WHAT YOU SHOULD DO
Set down, exactly as written, the lines from the top of the data to the line that holds "import numpy as np", and omit the pictures.

DATASET EXTRACT
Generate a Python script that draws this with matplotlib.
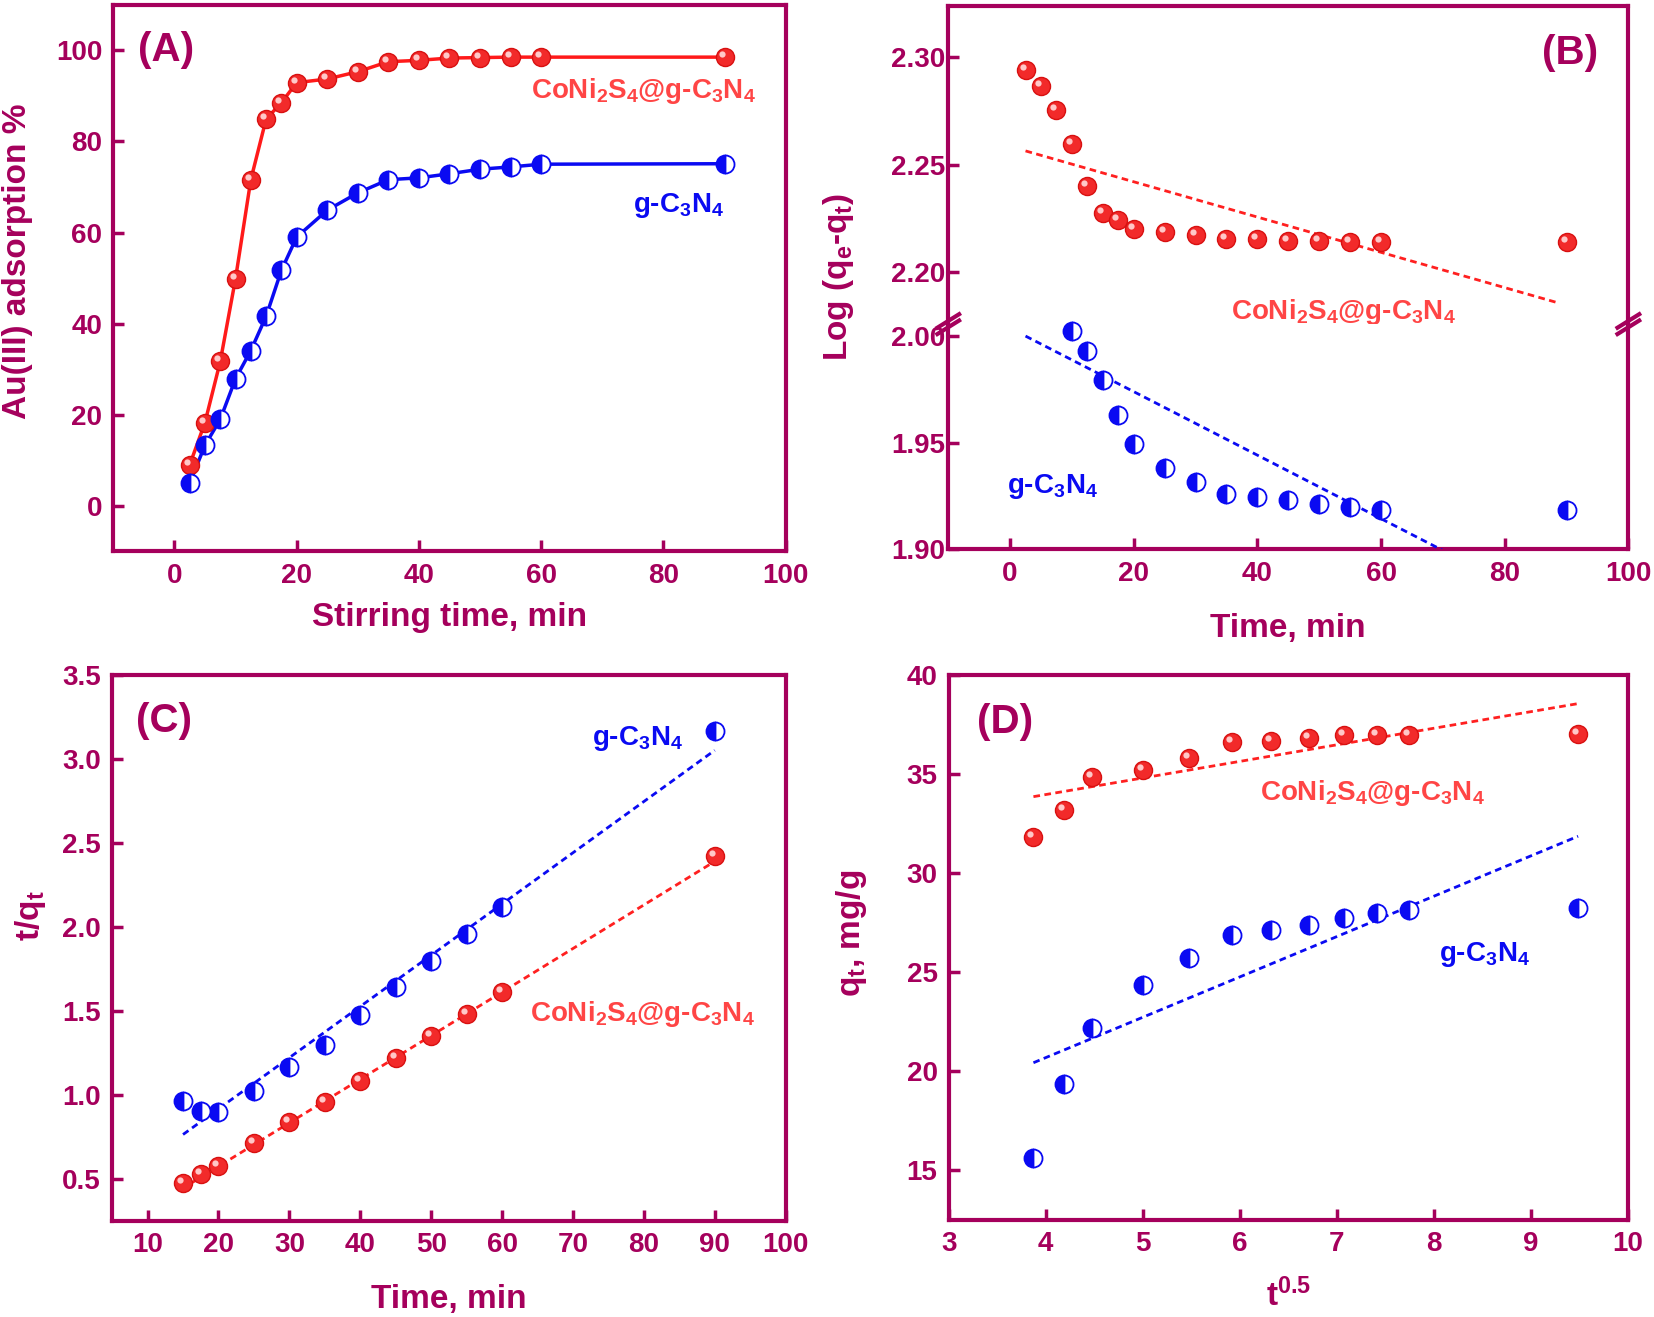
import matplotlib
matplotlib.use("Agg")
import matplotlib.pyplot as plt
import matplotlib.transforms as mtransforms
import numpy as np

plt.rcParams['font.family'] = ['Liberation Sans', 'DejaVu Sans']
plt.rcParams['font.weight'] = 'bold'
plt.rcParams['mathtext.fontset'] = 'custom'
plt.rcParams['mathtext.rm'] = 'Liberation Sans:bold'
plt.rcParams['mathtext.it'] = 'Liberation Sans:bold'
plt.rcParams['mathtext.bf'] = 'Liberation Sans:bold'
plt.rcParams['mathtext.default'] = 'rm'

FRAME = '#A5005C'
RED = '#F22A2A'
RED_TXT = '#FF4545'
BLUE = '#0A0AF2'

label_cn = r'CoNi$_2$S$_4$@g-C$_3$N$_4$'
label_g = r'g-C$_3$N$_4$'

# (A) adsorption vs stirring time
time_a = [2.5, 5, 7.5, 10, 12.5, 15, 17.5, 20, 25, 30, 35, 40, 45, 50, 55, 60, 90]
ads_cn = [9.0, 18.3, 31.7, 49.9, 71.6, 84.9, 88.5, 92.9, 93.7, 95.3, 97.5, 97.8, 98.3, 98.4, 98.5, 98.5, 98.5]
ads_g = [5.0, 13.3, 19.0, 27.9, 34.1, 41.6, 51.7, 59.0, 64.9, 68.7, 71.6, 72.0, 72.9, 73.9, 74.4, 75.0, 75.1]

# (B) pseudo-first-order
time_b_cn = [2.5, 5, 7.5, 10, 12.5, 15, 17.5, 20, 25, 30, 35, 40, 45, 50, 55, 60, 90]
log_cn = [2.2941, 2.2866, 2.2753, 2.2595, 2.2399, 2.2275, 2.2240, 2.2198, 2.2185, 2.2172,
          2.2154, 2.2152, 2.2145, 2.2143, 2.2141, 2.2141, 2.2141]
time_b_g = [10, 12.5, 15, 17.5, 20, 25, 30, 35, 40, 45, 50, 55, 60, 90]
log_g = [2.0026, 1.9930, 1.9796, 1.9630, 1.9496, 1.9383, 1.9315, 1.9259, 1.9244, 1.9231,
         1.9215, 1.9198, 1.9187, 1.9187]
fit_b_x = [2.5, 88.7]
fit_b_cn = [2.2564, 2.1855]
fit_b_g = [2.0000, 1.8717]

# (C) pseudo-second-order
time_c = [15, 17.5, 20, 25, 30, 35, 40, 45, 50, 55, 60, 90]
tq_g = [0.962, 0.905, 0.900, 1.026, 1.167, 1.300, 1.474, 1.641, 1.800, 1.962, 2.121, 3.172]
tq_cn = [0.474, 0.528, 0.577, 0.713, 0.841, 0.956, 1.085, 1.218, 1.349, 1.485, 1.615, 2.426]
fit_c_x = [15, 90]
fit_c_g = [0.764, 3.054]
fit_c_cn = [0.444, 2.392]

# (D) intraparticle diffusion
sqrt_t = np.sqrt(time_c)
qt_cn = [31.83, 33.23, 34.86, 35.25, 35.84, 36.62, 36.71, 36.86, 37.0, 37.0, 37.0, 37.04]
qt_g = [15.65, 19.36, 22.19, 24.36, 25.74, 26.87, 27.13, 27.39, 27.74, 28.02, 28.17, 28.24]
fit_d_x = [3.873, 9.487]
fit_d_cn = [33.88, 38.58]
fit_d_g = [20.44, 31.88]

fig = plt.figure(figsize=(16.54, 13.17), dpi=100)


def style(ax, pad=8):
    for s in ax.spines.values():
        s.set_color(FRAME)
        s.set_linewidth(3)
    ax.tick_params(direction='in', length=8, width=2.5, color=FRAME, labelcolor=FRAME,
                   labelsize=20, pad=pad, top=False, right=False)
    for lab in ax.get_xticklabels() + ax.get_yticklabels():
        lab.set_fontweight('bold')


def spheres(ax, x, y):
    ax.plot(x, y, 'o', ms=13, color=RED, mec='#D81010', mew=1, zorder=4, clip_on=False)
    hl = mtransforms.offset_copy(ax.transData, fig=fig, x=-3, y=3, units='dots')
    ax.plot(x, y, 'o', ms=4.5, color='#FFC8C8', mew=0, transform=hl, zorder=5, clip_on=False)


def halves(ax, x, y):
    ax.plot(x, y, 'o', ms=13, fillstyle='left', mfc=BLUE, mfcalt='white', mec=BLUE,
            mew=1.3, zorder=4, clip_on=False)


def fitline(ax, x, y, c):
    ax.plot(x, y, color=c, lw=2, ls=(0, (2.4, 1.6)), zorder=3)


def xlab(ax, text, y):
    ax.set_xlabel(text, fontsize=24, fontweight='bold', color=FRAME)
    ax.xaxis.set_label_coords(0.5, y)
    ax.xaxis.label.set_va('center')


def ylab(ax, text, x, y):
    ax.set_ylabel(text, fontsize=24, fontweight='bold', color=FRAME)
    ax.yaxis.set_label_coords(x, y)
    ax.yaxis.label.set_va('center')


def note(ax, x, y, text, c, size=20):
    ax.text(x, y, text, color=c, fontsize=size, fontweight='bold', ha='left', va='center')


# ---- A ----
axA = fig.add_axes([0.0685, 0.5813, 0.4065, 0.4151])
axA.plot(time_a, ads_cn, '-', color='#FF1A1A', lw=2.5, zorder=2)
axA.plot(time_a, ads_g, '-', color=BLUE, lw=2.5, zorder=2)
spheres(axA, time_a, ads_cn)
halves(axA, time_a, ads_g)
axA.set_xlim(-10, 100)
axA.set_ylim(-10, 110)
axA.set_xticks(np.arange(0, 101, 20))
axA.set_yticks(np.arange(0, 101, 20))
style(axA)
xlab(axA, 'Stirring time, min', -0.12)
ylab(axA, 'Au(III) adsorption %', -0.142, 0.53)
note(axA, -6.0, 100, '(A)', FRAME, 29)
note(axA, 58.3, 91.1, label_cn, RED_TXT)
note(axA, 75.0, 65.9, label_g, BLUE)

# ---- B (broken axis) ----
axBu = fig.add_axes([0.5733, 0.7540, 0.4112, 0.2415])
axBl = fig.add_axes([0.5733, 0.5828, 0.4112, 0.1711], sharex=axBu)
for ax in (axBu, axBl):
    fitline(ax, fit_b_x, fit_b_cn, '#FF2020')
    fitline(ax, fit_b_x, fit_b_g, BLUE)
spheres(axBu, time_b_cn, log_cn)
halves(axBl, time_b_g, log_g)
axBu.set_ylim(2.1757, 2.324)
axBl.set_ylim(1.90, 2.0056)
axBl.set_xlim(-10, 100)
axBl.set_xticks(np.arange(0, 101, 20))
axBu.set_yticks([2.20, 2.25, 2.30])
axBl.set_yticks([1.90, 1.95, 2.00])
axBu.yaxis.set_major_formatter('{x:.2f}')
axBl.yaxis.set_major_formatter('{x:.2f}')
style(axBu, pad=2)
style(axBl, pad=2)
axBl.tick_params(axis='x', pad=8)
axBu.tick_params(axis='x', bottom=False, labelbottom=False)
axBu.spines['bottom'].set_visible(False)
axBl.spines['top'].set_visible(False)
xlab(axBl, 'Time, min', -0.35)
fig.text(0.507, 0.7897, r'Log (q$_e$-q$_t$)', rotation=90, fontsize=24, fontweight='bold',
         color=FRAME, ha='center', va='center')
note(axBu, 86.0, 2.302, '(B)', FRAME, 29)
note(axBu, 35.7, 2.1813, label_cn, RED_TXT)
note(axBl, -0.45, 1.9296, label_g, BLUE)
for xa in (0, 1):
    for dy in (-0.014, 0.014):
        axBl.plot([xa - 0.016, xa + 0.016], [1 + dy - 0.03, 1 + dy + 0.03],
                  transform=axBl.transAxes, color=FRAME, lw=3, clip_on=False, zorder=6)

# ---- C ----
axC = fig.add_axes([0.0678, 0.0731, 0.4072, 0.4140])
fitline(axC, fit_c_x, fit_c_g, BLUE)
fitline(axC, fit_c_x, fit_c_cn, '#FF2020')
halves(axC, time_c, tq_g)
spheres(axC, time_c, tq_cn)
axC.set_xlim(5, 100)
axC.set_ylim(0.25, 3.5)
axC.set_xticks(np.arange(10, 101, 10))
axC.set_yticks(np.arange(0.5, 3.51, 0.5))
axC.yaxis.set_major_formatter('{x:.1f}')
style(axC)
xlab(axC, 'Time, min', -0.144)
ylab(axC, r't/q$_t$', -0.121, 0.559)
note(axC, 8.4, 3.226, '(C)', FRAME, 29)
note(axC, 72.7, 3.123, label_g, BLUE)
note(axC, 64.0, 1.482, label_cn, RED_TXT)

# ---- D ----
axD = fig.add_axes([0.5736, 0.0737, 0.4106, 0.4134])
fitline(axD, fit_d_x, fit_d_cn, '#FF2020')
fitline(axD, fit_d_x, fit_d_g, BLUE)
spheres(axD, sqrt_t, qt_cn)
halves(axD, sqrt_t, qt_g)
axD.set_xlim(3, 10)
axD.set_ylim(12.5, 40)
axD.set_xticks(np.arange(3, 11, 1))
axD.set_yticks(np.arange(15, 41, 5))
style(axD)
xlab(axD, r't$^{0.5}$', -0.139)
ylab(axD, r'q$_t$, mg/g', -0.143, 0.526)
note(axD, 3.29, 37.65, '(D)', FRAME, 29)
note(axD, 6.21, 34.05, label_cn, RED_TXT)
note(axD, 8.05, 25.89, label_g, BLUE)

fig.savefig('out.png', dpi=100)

WRITTEN SOLUTION
Generate a Python script that draws this with matplotlib.
import matplotlib
matplotlib.use("Agg")
import matplotlib.pyplot as plt
import matplotlib.transforms as mtransforms
import numpy as np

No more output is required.